In 2020, she was made partner at Ford & Paulekas, focusing on business transactions law.

Lopez joined West Hartford-based Gfeller Laurie in 2022, a 50% women-owned law firm, and she brought Liberty on as a client.

She was hired by the bank in February 2023.

Throughout her life and career journey, Lopez said she faced lots of long nights studying, while overcoming professional barriers and raising a family as a single mom.

When she became a practicing lawyer, she said she found some clients reluctant to work with someone who they knew as a paralegal for years prior.

“It took a lot of extra hours massaging those relationships, and really having to prove to them that I was capable and that I was the attorney now,” Lopez said, adding it took a couple of years of transition for the client base.

Also, proving herself as a capable attorney in a male-dominated field like banking was challenging, she said.

In her new job, Lopez said her focus will include revising all legal forms and documents to minimize future disputes, and restructuring committees within the bank to improve governance and accountability.

Her team will also be negotiating all engagements with outside counsel, while she monitors the workload of her own staff, Lopez said.

Paying it forward

Now as a top woman executive, Lopez said she likes to help other women aspire to follow in her footsteps. And she encourages women to consider a career in banking.

Liberty has programs to help women in entry-level roles consider other areas of banking, Lopez said.
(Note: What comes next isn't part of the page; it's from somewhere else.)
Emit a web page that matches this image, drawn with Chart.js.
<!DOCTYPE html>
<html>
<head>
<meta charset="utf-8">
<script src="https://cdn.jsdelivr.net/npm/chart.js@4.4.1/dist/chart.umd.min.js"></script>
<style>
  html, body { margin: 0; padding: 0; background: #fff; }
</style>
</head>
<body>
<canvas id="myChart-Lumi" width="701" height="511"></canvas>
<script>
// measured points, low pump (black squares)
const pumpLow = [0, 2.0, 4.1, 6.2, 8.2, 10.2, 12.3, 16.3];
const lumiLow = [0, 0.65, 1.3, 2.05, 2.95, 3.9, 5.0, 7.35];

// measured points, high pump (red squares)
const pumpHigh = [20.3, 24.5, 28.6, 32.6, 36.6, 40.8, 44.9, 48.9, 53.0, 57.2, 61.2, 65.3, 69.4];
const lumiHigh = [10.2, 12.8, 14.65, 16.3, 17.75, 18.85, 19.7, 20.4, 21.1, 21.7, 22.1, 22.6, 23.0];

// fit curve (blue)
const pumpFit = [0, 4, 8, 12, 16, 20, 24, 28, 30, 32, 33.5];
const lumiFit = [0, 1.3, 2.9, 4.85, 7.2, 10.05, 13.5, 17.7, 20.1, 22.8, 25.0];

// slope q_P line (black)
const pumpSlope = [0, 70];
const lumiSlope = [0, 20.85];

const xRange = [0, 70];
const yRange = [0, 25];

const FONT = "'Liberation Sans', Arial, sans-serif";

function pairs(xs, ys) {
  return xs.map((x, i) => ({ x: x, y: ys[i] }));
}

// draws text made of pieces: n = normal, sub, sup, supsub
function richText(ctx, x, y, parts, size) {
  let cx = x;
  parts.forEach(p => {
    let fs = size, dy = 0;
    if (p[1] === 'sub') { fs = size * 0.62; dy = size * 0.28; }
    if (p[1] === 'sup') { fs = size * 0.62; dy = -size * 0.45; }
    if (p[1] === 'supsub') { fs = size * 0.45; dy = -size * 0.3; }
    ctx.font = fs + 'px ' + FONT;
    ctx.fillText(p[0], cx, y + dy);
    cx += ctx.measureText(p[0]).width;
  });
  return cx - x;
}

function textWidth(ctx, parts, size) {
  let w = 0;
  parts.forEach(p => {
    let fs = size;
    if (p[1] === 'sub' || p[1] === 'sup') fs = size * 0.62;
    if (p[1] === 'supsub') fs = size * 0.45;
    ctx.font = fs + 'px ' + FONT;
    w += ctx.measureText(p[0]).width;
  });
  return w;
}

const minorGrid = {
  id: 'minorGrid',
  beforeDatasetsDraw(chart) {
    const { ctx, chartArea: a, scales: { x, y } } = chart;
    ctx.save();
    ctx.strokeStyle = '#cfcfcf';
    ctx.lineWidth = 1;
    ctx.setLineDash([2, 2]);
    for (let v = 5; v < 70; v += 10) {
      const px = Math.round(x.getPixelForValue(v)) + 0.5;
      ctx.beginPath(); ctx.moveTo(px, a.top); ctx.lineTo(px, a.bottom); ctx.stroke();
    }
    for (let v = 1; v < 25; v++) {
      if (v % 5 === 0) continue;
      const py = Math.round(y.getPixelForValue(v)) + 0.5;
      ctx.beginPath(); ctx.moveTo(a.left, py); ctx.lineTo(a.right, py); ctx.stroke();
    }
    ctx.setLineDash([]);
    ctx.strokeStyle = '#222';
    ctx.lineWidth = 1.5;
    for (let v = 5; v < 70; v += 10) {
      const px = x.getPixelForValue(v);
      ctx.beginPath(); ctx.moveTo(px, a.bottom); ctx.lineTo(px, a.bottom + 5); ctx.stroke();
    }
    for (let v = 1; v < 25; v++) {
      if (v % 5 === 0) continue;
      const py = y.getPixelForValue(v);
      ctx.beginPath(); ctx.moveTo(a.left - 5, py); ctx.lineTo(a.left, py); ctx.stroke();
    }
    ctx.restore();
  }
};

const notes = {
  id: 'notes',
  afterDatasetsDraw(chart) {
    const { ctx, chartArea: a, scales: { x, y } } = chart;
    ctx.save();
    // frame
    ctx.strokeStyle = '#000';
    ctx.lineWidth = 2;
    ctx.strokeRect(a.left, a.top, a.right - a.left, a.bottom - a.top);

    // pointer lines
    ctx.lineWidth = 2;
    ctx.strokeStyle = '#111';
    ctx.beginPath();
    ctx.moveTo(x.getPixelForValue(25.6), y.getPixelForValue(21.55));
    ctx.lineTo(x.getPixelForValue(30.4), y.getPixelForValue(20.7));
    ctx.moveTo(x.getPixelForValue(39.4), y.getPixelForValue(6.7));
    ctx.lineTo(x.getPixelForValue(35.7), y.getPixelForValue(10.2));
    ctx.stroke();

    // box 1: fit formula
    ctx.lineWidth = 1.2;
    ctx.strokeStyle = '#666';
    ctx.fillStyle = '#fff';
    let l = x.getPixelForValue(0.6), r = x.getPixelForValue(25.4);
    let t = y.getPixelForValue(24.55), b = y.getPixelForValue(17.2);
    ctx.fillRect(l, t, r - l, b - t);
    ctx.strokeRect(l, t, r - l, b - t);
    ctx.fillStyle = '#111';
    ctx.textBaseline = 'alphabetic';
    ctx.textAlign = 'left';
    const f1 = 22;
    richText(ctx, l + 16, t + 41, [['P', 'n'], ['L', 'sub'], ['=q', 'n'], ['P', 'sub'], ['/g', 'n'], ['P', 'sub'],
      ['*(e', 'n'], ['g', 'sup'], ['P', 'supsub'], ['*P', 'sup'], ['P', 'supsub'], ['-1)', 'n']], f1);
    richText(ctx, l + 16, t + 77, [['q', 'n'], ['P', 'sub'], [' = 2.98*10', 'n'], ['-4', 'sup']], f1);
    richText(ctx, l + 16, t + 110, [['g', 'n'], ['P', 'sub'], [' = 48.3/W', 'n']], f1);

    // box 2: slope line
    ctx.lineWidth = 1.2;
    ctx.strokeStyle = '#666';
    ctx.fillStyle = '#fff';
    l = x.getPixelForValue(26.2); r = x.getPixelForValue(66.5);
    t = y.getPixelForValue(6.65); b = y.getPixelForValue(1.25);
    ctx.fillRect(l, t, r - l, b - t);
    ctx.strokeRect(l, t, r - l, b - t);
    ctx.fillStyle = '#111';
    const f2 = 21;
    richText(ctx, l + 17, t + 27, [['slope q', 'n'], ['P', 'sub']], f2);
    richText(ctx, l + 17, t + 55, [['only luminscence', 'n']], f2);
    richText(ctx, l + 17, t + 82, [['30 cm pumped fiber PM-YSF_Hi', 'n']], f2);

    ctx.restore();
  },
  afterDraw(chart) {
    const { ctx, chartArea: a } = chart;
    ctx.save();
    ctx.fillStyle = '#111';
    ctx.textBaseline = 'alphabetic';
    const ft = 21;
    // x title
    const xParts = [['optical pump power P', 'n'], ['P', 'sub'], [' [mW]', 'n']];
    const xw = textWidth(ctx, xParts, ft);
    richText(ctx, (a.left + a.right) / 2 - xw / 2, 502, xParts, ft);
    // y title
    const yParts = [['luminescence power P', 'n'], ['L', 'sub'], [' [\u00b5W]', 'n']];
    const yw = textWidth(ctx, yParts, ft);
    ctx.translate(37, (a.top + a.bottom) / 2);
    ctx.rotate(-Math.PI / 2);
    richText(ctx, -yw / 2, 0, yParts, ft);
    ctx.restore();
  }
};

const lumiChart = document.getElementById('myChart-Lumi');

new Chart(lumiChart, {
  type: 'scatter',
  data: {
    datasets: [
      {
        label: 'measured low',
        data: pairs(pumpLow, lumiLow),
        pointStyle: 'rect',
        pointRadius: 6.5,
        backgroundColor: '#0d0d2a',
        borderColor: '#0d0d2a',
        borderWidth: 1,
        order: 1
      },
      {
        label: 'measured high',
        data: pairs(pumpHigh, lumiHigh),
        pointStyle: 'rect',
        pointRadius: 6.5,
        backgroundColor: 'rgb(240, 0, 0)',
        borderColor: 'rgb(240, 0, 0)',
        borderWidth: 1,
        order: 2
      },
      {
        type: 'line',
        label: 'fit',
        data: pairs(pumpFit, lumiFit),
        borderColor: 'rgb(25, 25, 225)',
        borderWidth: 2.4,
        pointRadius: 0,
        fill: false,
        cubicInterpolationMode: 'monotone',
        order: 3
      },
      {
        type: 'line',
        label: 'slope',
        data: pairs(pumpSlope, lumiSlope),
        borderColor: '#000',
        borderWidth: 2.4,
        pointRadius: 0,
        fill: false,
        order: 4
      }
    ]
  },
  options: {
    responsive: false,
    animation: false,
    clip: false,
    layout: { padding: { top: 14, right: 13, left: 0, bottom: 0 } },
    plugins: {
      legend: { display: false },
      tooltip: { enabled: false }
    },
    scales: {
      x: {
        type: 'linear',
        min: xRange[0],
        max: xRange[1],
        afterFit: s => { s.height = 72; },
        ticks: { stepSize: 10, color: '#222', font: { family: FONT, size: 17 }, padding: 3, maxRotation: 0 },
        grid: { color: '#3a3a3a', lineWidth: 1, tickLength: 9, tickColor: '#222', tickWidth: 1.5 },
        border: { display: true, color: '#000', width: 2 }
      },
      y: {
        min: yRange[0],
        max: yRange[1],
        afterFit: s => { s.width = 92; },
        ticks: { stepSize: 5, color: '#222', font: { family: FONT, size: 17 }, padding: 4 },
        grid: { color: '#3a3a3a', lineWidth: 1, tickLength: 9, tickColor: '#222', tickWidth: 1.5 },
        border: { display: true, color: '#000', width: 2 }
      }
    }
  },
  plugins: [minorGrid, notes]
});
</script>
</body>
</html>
That includes a tuition assistance program and talent management process where leaders identify up-and-coming employees for advancement.

Women customarily enter the field as tellers, “but we don’t want to keep them there,” Lopez said, so these programs create pathways and “expose women to the lending departments, the risk departments, or other areas of banking that women aren’t traditionally or customarily considering as a career path.”

Liberty is also launching a new process to help employees more easily understand which roles are available within the bank, what specifications for training are needed and details of the work, so “if they are interested, we can help provide them with the toolbox to that career path.”

Liberty Bank CEO David Glidden said Lopez’s promotion is an endorsement of the immediate impact she’s had on the bank.

Since joining Liberty, Lopez’s legal counsel “has helped us continue to bolster our market presence, generate new customer opportunities and build and maintain valuable relationships, including our strong banking and community partnership with the city of Hartford,” Glidden said.

Looking back on her early career days, Lopez said she’s learned that “nothing is constant, everything changes on a day-to-day basis, and that’s how I live every day.”

“So, when things are really good, I revel in it, and when times are bad, I look forward to them not lasting that long, and I know that it’s going to get better soon,” she said.